If a class function returns a new object this has to be stated in the
corresponding swig .i file for cleanup to work, e.g. if apply() returns a new
CLabels then the .i file should contain %newobject CClassifier::apply();

NAMING CONVENTIONS:

- naming variables:
	- in classes are member variables are named like m_feature_vector (to avoid
		shadowing and the often hard to find bugs shadowing causes)
	- parameters (in functions) shall be named e.g. feature_vector
	- don't use meaningless variable names, it is however fine to use short names
	like i,j,k etc in loops
	- class names start with 'C', each syllable/subword starts with a capital letter,
	  e.g. CStringFeatures

- constants/defined objects are UPPERCASE, i.e. REALVALUED

- function are named like get_feature_vector() and should be limited to as few arguments as
  possible (no monster functions with > 5 arguments please)

- objects which can deal with features of type DREAL and class SIMPLE don't need
  to contain Real/Dense in class name

- others are required to clarify class/type they can handle, e.g.
  CSparseByteLinearKernel, CSparseGaussianKernel


- variable and function names are all lowercase (except for class Con/Destructors)
  syllables/subwords are separated by '_', e.g. compute_kernel_value(), my_local_variable

- class member variables all start with m_, e.g. m_member (this is to avoid shadowing)

- features
	-featureclass Dense/Sparse
		-featuretype Real/Byte/...
- preprocessors
	-featureclass Dense/Sparse
		-featuretype Real/Byte/...
- kernel
	-featureclass Dense/Sparse
		-featuretype Real/Byte/...
			-kerneltype Linear/Gaussian/...

VERSIONING SCHEME:

The git repo for the project is hosted on GitHub at
https://github.com/shogun-toolbox/shogun. To get started, create your own fork
and clone it. Remember to set the upstream remote to the main repo by:

git remote add upstream git://github.com/shogun-toolbox/shogun.git

Each time you want to develop new feature / fix a bug / etc consider creating
new branch using:

git checkout -b new_feature_name

While being on new_feature_name branch, develop your code, commit things and do
everything you want.

Once your feature is ready (please consider larger commits that keep shogun in
compileable state), rebase your new_feature_name branch on upstream/master
with:

git fetch upstream
git checkout master
git rebase upstream/master
git checkout new_feature_name
git rebase master

and send a pull request.

- Why rebasing?

  What rebasing does is, in short, "Forward-port local commits to the updated
  upstream head". A longer and more detailed illustration with nice figures
  can be found at http://book.git-scm.com/4_rebasing.html. So rebasing (instead
  of merging) makes the main "commit-thread" of the repo a simple series.

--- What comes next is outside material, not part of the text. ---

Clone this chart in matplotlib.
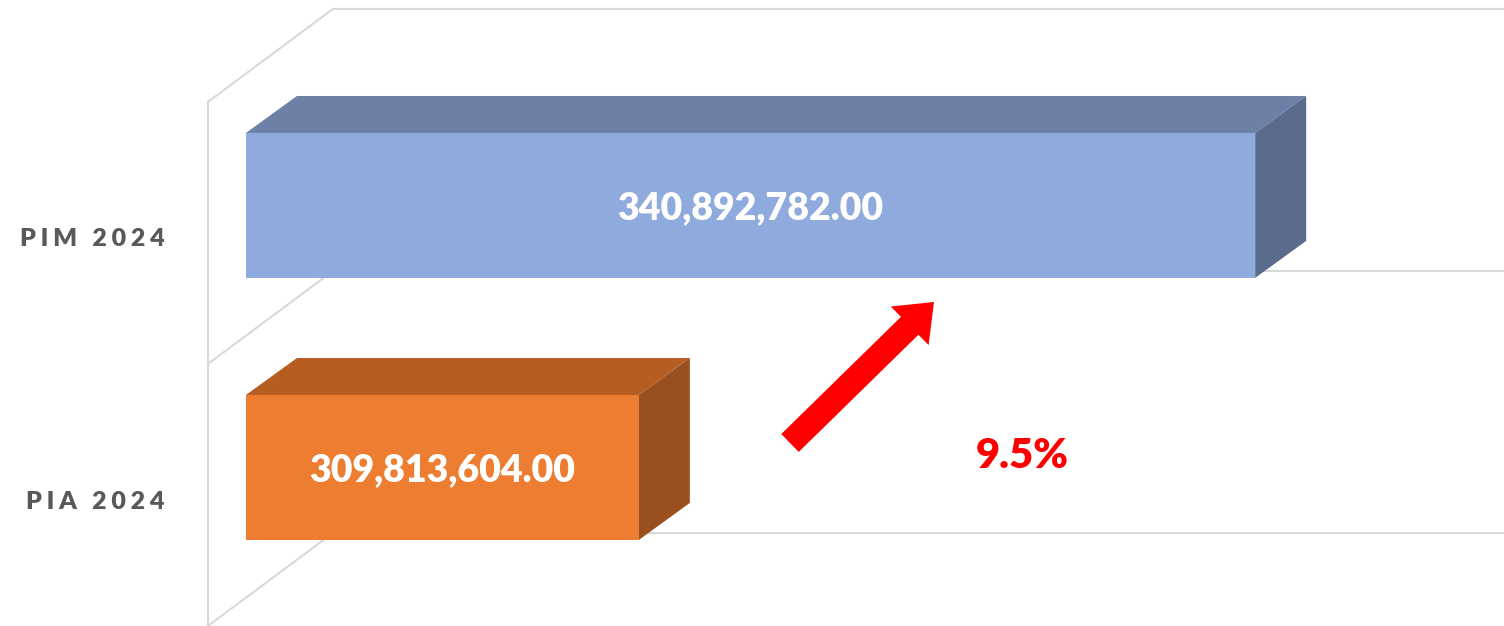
import matplotlib.pyplot as plt
from matplotlib.patches import Polygon, FancyArrow
from matplotlib.transforms import IdentityTransform

categories = ['PIA 2024', 'PIM 2024']
values = [309813604.00, 340892782.00]
value_labels = ['309,813,604.00', '340,892,782.00']
growth_label = '9.5%'

front_colors = ['#ED7D31', '#8FAADC']
top_colors = ['#B65E22', '#6D80A6']
side_colors = ['#9A501E', '#5B6B8C']

W, H, DPI = 1504, 626, 100
axis_min = 290.0            # value axis start, millions
xlim = (277.6, 353.44)
ylim = (-0.605, 1.784)
bar_h = 0.553

fig = plt.figure(figsize=(W / DPI, H / DPI), dpi=DPI)
ax = fig.add_axes([0, 0, 1, 1])
ax.set_xlim(*xlim)
ax.set_ylim(*ylim)
ax.axis('off')

px_x = (xlim[1] - xlim[0]) / W
px_y = (ylim[1] - ylim[0]) / H
ddx, ddy = 51 * px_x, 37 * px_y          # bar depth
wdx, wdy = 125 * px_x, 93 * px_y         # wall depth
wall_x = axis_min - 38 * px_x
grid = '#D9D9D9'

# side wall and back wall lines
bounds = [i + 0.395 for i in (1, 0, -1)]
ax.plot([wall_x, wall_x], [bounds[-1], bounds[0]], color=grid, lw=1.5, zorder=1)
for b in bounds:
    ax.plot([wall_x, wall_x + wdx, xlim[1]], [b, b + wdy, b + wdy],
            color=grid, lw=1.5, zorder=1)

for i, v in enumerate(values):
    v = v / 1e6
    y0, y1 = i - bar_h / 2, i + bar_h / 2
    front = Polygon([(axis_min, y0), (v, y0), (v, y1), (axis_min, y1)],
                    closed=True, fc=front_colors[i], ec='none', zorder=3)
    top = Polygon([(axis_min, y1), (v, y1), (v + ddx, y1 + ddy), (axis_min + ddx, y1 + ddy)],
                  closed=True, fc=top_colors[i], ec='none', zorder=2)
    side = Polygon([(v, y0), (v + ddx, y0 + ddy), (v + ddx, y1 + ddy), (v, y1)],
                   closed=True, fc=side_colors[i], ec='none', zorder=2)
    for p in (top, side, front):
        ax.add_patch(p)
    ax.text((axis_min + v) / 2, i - 0.01, value_labels[i], color='white',
            fontsize=27, fontweight='heavy', family='Lato',
            ha='center', va='center', zorder=4)
    ax.text(165 * px_x + xlim[0], i - 0.13, '\u2009\u200a'.join(categories[i]),
            color='#595959', fontsize=18, fontweight='heavy', family=['Lato', 'DejaVu Sans'],
            ha='right', va='center')

ax.text(0.680, 0.272, growth_label, transform=ax.transAxes, color='#FF0000',
        fontsize=30, fontweight='heavy', family='Lato', ha='center', va='center')

arrow = FancyArrow(790, H - 443, 144, 141, width=25, head_width=54, head_length=34,
                   length_includes_head=True, color='#FF0000', lw=0,
                   transform=IdentityTransform(), zorder=5)
fig.patches.append(arrow)

fig.savefig('out.png', dpi=DPI)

  Rebasing before issuing a pull request also enable us to find and fix any
  potential conflicts early at the developer side (instead of at the one who
  merges your pull request).

- Multiple pull requests

  You can have multiple pull requests by creating multiple branches. Github
  only tracks the branch names you used for identify the pull request. So when
  you push new commits to your remote branch at github, the pull request will
  "update" accordingly.

- Non-fast-forward error

  This error happens when:

  1. git checkout -b my-branch
  2. ... do something ...
  3. ... rebasing ...
  4. git push origin my-branch
  5. ... do more thing ...
  6. ... rebasing ...
  7. git push origin my-branch

  then git will complain about non-fast-forward error and not pushing into the remote
  my-branch branch. This is because the first push has already created the my-branch 
  branch in origin. Later when you run rebasing, which is a destructive operation for
  the local history. Since the local history is no longer the same as those in the remote
  branch, pushing is not allowed.

  Solution for this situation is to delete your remote branch by

    git push origin :my-branch

  and push again by

    git push origin my-branch

  note deleting your remote branch will not delete your pull request associated with that
  branch. And as long as you push your branch there again, your pull request will be OK.

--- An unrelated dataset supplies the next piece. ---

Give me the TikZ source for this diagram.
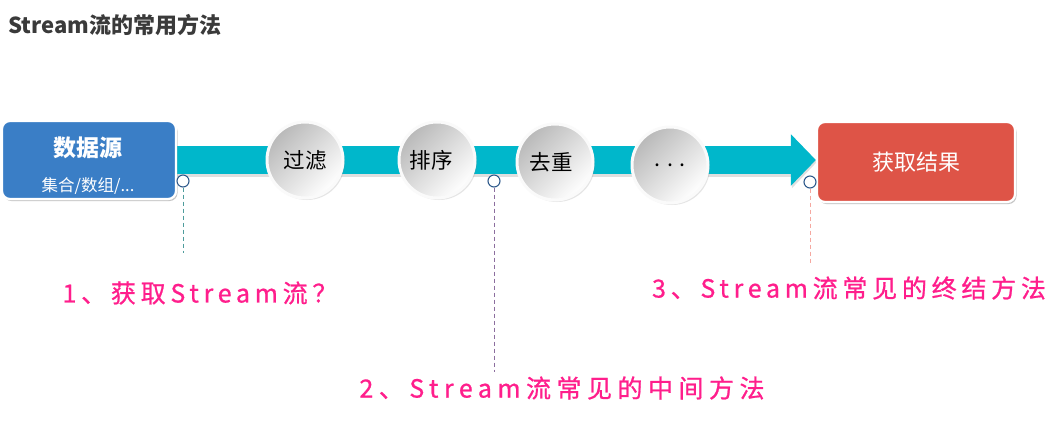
\documentclass[tikz,border=0pt]{standalone}
\usepackage{fontspec}
\setmainfont{Noto Sans CJK SC}
\newfontfamily\handA{Noto Sans CJK SC}[LetterSpace=19,FakeBold=0.8]
\newfontfamily\handB{Noto Sans CJK SC}[LetterSpace=22,FakeBold=0.8]
\newfontfamily\handC{Noto Sans CJK SC}[LetterSpace=19,FakeBold=0.8]
\usetikzlibrary{shadows,arrows.meta}
\definecolor{boxblue}{HTML}{3A7EC6}
\definecolor{boxred}{HTML}{DE5447}
\definecolor{barcyan}{HTML}{00B7CB}
\definecolor{hpink}{HTML}{FF1E8C}
\definecolor{titlegray}{HTML}{3A3A3A}
\definecolor{pinoutline}{HTML}{2F5A8C}
\definecolor{dashteal}{HTML}{4E9C9C}
\definecolor{dashpurple}{HTML}{8C6E9E}
\definecolor{dashpink}{HTML}{F5A8A0}
\tikzset{
  endbox/.style={draw=white, line width=2.2pt, rounded corners=8pt, text=white,
    drop shadow={opacity=0.25, shadow xshift=1.5pt, shadow yshift=-2pt}, inner sep=0pt},
  stepball/.style={circle, minimum size=76pt, inner sep=0pt, draw=white!96!gray, line width=3pt,
    top color=gray!55, bottom color=white, shading angle=45,
    drop shadow={opacity=0.2, shadow xshift=2pt, shadow yshift=-2pt}, font=\fontsize{21.5}{24}\selectfont},
  pin/.style={circle, draw=pinoutline, fill=white, line width=1.1pt, minimum size=12pt, inner sep=0pt},
  hand/.style={text=hpink, inner sep=0pt, anchor=center},
}
\begin{document}
\begin{tikzpicture}[x=1pt,y=-1pt]
\useasboundingbox[fill=white] (0,0) rectangle (1053,424);
% title
\node[anchor=west, text=titlegray, font=\fontsize{22}{25}\selectfont\bfseries, inner sep=0pt] (title) at (8,25) {Stream流的常用方法};
% end boxes
\node[endbox, fill=boxblue, minimum width=174pt, minimum height=78pt] (src) at (89,160) {};
\node[endbox, fill=boxred, minimum width=198pt, minimum height=80pt] (dst) at (916,162) {};
% main bar (arrow) behind steps
\draw[line width=29pt, draw=black!35, opacity=0.35, -{Triangle[length=25pt,width=51pt]}]
  ([xshift=0pt,yshift=-2pt]src.east) -- ([xshift=1pt,yshift=0pt]dst.west);
\draw[line width=28pt, draw=barcyan, -{Triangle[length=25pt,width=50pt]}]
  (src.east) -- ([yshift=2pt]dst.west);
% redraw boxes on top of bar
\node[endbox, fill=boxblue, minimum width=174pt, minimum height=78pt] at (89,160) {};
\node[endbox, fill=boxred, minimum width=198pt, minimum height=80pt] at (916,162) {};
\node[text=white, font=\fontsize{23}{26}\selectfont\bfseries, inner sep=0pt] (srcT) at (88,148) {数据源};
\node[text=white, font=\fontsize{16.5}{19}\selectfont, inner sep=0pt] (srcS) at (88,186) {集合/数组/...};
\node[text=white, font=\fontsize{22}{25}\selectfont, inner sep=0pt] (dstT) at (916,162) {获取结果};
% steps
\node[stepball] (s1) at (305,160) {过滤};
\node[stepball] (s2) at (437,160) {\hspace*{-12pt}排序};
\node[stepball] (s3) at (555,162) {\hspace*{-8pt}去重};
\node[stepball] (s4) at (670,165) {\raisebox{-4pt}{.\hspace{7pt}.\hspace{7pt}.}};
% pins and dashed leaders
\node[pin] (p1) at (183,181) {};
\node[pin] (p2) at (494,181) {};
\node[pin] (p3) at (810,182) {};
\coordinate (e1) at (183,253);
\coordinate (e2) at (494,372);
\coordinate (e3) at (810,265);
\draw[dashteal, dashed, line width=0.8pt, dash pattern=on 4pt off 3pt] (p1.south) -- (e1);
\draw[dashpurple, dashed, line width=0.8pt, dash pattern=on 4pt off 3pt] (p2.south) -- (e2);
\draw[dashpink, dashed, line width=0.8pt, dash pattern=on 4pt off 3pt] (p3.south) -- (e3);
% handwritten labels
\node[hand, font=\handA\fontsize{25}{28}\selectfont] (l1) at (200,293) {1、获取Stream流？};
\node[hand, font=\handB\fontsize{25}{28}\selectfont] (l2) at (562,388) {2、Stream流常见的中间方法};
\node[hand, font=\handC\fontsize{25}{28}\selectfont] (l3) at (849,288) {3、Stream流常见的终结方法};
\end{tikzpicture}
\end{document}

- Unit testing/Pre-commit hook
  As shogun-toolbox is getting bigger and bigger code-reviews of pull requests are getting
  harder and harder. In order to avoid breaking the functionality of the existing code, we
  highly encourage contributors of shogun to use the supplied unit testing, that is based
  on Google C++ Mock Framework.

  In order to be able to use the unit testing framework one will need to have
  Google C++ Mock Framework installed on her machine as well as detected by
  the ./configure script. So, please check the produced configure.log whether
  the script detected it.

  Once it's detected if you add new classes to the code please define some basic
  unit tests for them under ./tests/unit (see some of the examples under that directory).
  As one can see the naming convention for files that contains the unit tests are:
  <classname>_unittest.cc

  Before commiting or sending a pull request please run 'make unit-tests' under
  ./src in order to check that nothing has been breaked by the modifications and
  the library is still acting as it's intended.

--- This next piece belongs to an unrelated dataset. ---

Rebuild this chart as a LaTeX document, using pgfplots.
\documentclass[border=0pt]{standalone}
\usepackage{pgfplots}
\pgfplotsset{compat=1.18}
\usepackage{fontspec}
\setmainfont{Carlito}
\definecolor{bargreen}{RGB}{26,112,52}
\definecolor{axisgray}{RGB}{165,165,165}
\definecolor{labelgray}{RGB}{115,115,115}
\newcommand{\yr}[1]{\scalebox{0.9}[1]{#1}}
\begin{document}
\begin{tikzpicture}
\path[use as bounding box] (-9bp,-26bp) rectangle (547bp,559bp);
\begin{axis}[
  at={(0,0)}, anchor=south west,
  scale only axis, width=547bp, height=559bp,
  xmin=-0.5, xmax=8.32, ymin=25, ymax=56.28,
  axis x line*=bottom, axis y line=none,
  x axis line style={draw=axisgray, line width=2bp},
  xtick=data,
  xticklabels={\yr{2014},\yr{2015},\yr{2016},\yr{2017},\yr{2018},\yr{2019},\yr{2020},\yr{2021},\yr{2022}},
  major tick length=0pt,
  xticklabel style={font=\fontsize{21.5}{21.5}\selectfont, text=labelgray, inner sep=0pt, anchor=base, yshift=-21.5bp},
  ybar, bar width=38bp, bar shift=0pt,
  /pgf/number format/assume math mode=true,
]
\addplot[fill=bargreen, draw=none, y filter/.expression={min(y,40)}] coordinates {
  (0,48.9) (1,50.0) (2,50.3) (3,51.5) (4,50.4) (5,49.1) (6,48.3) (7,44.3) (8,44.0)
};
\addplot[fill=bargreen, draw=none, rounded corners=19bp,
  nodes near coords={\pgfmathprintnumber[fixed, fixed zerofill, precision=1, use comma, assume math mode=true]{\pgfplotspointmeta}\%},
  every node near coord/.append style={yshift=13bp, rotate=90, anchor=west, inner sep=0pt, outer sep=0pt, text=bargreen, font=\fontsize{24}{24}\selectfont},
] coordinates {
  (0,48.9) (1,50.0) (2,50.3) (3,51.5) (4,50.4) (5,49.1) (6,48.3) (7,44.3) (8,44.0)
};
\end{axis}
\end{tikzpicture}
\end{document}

  One possible way to do this automatically is to add into your pre-commit hook the
  following code snippet (.git/hook/pre-commit):

#!/bin/sh

# run unit testing for basic checks
# and only let commiting if the unit testing runs successfully
cd src && make unit-tests


  This way before each commit the unit testing will run automatically and if it
  fails it won't let you commit until you don't fix the problem (or remove the
  pre-commit script :P

  Note that the script should be executable, i.e. 'chmod +x .git/hook/pre-commit'


To make a release, refer to the Makefile in the root dir of the repo.